Instruction: Reproduce the span that opens at the line containing "Write a Python" and closes at the line containing "from matplotlib import ticker", both lines included, without alteration and without any other line.

Available data:
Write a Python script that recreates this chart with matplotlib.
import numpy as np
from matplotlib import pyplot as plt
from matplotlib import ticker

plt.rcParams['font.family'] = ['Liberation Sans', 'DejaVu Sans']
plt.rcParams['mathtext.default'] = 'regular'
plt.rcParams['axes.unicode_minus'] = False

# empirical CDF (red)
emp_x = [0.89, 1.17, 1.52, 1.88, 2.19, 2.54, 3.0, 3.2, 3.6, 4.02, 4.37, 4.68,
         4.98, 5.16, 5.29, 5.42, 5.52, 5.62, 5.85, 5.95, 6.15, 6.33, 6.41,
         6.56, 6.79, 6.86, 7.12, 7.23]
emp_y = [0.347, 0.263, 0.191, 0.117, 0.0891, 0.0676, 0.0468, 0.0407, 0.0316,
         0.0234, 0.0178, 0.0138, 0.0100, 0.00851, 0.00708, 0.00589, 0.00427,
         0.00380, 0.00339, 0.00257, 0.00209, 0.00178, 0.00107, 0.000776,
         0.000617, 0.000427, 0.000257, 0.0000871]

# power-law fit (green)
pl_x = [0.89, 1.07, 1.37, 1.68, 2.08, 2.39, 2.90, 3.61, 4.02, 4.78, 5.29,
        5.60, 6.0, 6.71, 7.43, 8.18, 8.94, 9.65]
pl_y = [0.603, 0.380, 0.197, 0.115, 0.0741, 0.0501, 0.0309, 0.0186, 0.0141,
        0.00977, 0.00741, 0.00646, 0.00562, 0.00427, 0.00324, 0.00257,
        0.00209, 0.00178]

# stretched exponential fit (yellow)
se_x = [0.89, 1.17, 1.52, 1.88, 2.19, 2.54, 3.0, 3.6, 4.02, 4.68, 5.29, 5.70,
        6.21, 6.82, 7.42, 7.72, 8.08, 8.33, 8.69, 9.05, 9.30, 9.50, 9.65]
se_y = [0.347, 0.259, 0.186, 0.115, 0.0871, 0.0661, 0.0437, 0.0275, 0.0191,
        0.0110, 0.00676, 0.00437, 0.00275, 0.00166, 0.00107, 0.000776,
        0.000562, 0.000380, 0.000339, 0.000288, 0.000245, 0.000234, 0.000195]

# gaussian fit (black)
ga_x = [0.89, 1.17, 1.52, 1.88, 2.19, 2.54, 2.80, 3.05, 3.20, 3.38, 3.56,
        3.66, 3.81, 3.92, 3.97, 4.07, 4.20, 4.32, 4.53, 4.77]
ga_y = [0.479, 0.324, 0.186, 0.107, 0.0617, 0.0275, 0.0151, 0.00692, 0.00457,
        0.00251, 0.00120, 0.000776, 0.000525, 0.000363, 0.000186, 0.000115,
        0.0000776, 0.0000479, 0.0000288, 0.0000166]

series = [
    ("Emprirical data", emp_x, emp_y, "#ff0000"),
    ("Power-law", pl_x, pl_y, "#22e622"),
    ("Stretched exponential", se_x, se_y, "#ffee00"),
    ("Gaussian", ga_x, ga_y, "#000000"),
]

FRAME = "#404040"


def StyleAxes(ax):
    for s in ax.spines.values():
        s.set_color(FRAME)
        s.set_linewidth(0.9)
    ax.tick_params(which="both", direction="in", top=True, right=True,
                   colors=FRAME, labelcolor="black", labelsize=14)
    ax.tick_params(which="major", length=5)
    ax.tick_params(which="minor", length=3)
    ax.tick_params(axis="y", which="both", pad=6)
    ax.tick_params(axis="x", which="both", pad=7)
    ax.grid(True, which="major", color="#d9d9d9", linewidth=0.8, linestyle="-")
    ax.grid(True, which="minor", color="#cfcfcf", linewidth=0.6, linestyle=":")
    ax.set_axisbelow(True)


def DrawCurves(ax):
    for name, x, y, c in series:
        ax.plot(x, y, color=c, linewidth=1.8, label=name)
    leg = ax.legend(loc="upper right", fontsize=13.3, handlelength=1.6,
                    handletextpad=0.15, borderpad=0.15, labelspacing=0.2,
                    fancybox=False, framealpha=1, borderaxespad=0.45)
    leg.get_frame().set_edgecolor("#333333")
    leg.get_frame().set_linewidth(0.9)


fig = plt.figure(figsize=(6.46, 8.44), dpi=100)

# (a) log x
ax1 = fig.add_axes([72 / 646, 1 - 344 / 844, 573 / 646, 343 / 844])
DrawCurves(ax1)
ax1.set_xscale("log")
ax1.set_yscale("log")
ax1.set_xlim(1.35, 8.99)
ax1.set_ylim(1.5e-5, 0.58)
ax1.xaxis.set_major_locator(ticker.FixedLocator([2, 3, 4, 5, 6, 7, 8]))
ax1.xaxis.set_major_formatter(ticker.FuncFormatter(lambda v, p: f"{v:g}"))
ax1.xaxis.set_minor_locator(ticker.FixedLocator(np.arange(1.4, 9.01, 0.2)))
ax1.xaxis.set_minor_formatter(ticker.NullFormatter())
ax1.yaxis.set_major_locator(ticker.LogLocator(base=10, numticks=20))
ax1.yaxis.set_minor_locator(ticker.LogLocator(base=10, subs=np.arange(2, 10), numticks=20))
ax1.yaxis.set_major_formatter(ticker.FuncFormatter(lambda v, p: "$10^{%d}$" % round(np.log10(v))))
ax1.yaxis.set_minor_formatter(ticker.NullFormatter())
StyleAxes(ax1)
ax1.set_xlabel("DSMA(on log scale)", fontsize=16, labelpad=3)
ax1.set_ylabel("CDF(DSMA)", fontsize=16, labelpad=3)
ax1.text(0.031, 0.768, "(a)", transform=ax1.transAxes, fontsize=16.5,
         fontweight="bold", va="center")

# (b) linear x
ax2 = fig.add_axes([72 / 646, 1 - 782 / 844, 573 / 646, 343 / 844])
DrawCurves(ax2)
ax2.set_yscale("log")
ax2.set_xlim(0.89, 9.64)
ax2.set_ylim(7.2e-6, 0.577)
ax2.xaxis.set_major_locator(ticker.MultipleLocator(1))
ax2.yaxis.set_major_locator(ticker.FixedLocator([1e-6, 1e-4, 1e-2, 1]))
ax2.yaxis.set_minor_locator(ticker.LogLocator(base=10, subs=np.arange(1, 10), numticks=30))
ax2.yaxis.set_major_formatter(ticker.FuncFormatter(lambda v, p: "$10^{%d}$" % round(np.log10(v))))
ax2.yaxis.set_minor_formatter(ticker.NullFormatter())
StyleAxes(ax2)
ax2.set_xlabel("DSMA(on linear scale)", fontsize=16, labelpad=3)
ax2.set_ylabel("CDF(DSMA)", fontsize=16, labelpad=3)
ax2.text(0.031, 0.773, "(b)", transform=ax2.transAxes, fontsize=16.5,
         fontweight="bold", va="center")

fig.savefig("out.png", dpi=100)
--
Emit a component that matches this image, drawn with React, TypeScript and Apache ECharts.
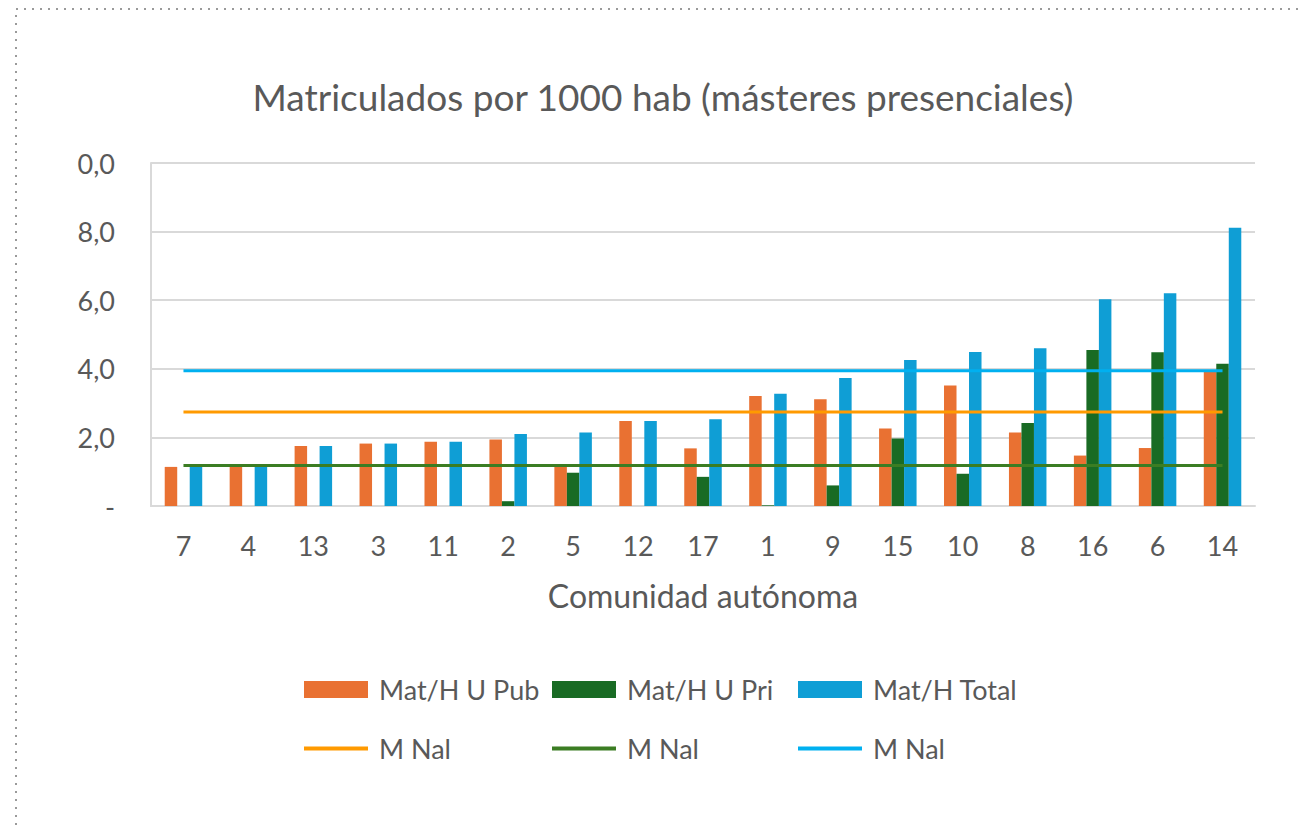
--
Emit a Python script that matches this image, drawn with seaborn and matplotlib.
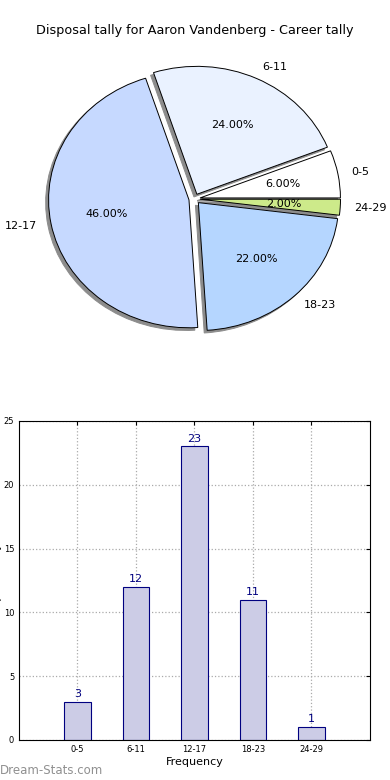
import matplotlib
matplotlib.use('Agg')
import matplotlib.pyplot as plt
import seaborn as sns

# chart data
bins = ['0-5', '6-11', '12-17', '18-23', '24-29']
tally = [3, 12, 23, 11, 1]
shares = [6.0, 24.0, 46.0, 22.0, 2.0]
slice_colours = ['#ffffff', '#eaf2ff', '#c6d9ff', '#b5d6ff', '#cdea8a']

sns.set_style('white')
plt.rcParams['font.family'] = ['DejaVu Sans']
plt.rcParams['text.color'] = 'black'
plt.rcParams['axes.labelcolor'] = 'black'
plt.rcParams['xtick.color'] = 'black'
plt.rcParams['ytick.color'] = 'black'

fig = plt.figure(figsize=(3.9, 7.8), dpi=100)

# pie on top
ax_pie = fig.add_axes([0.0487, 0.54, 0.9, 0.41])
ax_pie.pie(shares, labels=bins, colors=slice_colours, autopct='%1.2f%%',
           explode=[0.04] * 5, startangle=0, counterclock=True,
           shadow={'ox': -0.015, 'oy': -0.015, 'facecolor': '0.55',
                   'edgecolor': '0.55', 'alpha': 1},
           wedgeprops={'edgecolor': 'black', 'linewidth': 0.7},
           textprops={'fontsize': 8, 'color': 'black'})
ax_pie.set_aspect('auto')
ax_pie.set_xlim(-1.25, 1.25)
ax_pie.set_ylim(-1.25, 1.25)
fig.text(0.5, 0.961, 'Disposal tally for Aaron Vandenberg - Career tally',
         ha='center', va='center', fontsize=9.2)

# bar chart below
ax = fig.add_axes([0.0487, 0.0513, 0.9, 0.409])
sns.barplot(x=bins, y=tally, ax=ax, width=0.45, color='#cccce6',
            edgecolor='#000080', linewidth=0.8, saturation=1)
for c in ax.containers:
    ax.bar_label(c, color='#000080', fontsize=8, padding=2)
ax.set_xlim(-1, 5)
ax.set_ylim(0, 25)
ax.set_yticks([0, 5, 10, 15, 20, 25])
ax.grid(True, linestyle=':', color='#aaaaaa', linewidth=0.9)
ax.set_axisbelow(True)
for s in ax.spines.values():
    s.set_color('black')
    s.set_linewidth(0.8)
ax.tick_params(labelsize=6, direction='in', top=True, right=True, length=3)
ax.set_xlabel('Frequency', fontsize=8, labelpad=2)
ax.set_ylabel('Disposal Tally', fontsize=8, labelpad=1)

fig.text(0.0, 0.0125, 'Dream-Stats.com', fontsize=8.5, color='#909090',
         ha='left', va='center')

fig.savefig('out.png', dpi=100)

Finished answer:
Write a Python script that recreates this chart with matplotlib.
import numpy as np
from matplotlib import pyplot as plt
from matplotlib import ticker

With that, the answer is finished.